Solo operators and small crews are disproportionately affected because they typically have less site security, store tools in vehicles rather than secured facilities, and may not carry adequate insurance. A large construction company can absorb a $10,000 theft. For an independent plumber, that same loss might represent a month's income in tools.
The financial impact beyond the tools
The sticker price of the stolen tools is only part of the cost. When tools are stolen, the ripple effects include:
Lost income. If your tools are stolen on a Sunday night, you might not be able to work on Monday. Depending on what was taken and how fast you can replace it, you could lose days of billable work.
Replacement hassle. Even if insurance covers the tools, you have to file a claim, wait for processing, shop for replacements, and set everything up again. That takes time — time you're not earning.
Insurance premium increases. Filing a theft claim often raises your premiums. Some contractors avoid filing small claims specifically to keep their rates down, which means they absorb the full loss.
Project delays. Theft adds an estimated 1–5% to overall project costs when you factor in downtime, replacement logistics, and schedule disruptions.
Emotional cost. This one doesn't show up in the data, but anyone who's been hit knows it. Walking up to an empty truck bed is gut-wrenching. Many contractors describe it as a violation — these are the tools they built their livelihood with.
What actually helps
The data points to a few things that meaningfully reduce theft risk or minimize damage when it happens.
Lock your truck. It sounds obvious, but a significant percentage of tool thefts involve unlocked vehicles. A lock won't stop a determined thief, but it eliminates opportunistic theft.
Use a quality toolbox or vault. Bolt-down truck vaults and heavy-gauge gang boxes take time to break into. Time is the thief's enemy — most want to grab and go in under 60 seconds.

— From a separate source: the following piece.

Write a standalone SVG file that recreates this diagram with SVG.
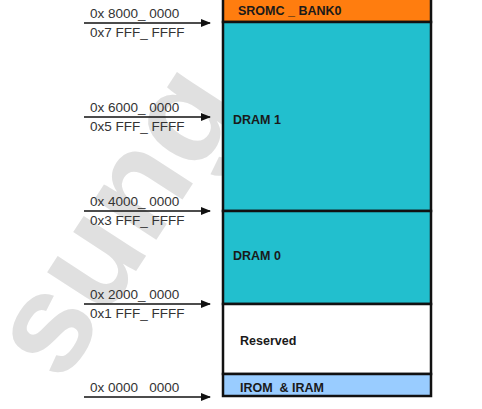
<svg xmlns="http://www.w3.org/2000/svg" width="482" height="409" viewBox="0 0 482 409">
<style>
.addr{font-family:"Liberation Sans",Arial,sans-serif;font-size:13.5px;fill:#333;}
.lbl{font-family:"Liberation Sans",Arial,sans-serif;font-size:12.5px;font-weight:bold;fill:#1a1a1a;}
.blk{stroke:#111;stroke-width:2.5;}
.conn{stroke:#111;stroke-width:1.6;fill:none;}
</style>
<defs>
<marker id="ah" markerWidth="10" markerHeight="8" refX="9" refY="4" orient="auto" markerUnits="userSpaceOnUse">
<path d="M0,0 L10,4 L0,8 Z" fill="#111"/>
</marker>
</defs>
<rect width="482" height="409" fill="#fff"/>
<text x="0" y="0" transform="translate(62,385) rotate(-57)" font-family="'Liberation Sans',Arial,sans-serif" font-size="140" font-weight="bold" fill="#e0e0e0">sung</text>
<g id="connectors">
<line class="conn" x1="84" y1="23" x2="210" y2="23" marker-end="url(#ah)"/>
<line class="conn" x1="84" y1="117" x2="210" y2="117" marker-end="url(#ah)"/>
<line class="conn" x1="84" y1="211" x2="210" y2="211" marker-end="url(#ah)"/>
<line class="conn" x1="84" y1="304" x2="210" y2="304" marker-end="url(#ah)"/>
<line class="conn" x1="84" y1="397" x2="210" y2="397" marker-end="url(#ah)"/>
</g>
<g id="addr-labels">
<text class="addr" x="90" y="18">0x 8000_ 0000</text>
<text class="addr" x="90" y="37">0x7 FFF_ FFFF</text>
<text class="addr" x="90" y="112">0x 6000_ 0000</text>
<text class="addr" x="90" y="131">0x5 FFF_ FFFF</text>
<text class="addr" x="90" y="206">0x 4000_ 0000</text>
<text class="addr" x="90" y="225">0x3 FFF_ FFFF</text>
<text class="addr" x="90" y="299">0x 2000_ 0000</text>
<text class="addr" x="90" y="318">0x1 FFF_ FFFF</text>
<text class="addr" x="90" y="392">0x 0000 &#160; 0000</text>
</g>
<g id="sromc">
<rect class="blk" x="223" y="-2" width="208" height="24" fill="#ff7d0f"/>
<text class="lbl" x="238" y="15">SROMC _ BANK0</text>
</g>
<g id="dram1">
<rect class="blk" x="223" y="22" width="208" height="189" fill="#22bfce"/>
<text class="lbl" x="233" y="124">DRAM 1</text>
</g>
<g id="dram0">
<rect class="blk" x="223" y="211" width="208" height="93" fill="#22bfce"/>
<text class="lbl" x="233" y="260">DRAM 0</text>
</g>
<g id="reserved">
<rect class="blk" x="223" y="304" width="208" height="70" fill="#fff"/>
<text class="lbl" x="240" y="345">Reserved</text>
</g>
<g id="irom">
<rect class="blk" x="223" y="374" width="208" height="22" fill="#99ccff"/>
<text class="lbl" x="240" y="392">IROM &#160;&amp; IRAM</text>
</g>
</svg>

Park strategically. Back your truck against a wall so the tailgate can't be opened. Park under lights. Park in view of cameras. When staying at a hotel on a job, park where you can see the truck from your room.
Record serial numbers. This is the single most effective thing you can do for recovery and insurance claims. A tool with a recorded serial number can be identified if it shows up at a pawn shop (many states require pawn shops to check serial numbers against theft databases). Without a serial number, your stolen DeWalt looks like every other DeWalt.
Maintain a complete inventory. An itemized list with photos, serial numbers, and values is what turns a denied insurance claim into an approved one. Build it before you need it.
Consider GPS trackers. Small Bluetooth trackers like AirTags can be placed in tool bags or boxes. They won't prevent theft, but they can help you locate stolen tools quickly — and the faster you act, the better your chances of recovery.
The math that matters
Here's the calculation every contractor should do:
Take your total tool replacement value. Multiply it by the probability of experiencing theft at some point in your career (~70%). Factor in the low recovery rate (~7% for individual tools). That gives you your expected unrecovered loss.
For a contractor with $15,000 in tools: $15,000 × 0.70 = $10,500 expected theft exposure. With only 7% recovery: $10,500 × 0.93 = $9,765 expected permanent loss over a career.
That's roughly $10,000 in tools you'll statistically lose and never get back unless you have proper insurance and documentation to support a claim.
Carrying the right insurance and maintaining a current tool inventory are the two things that turn a $10,000 loss into an inconvenience instead of a crisis.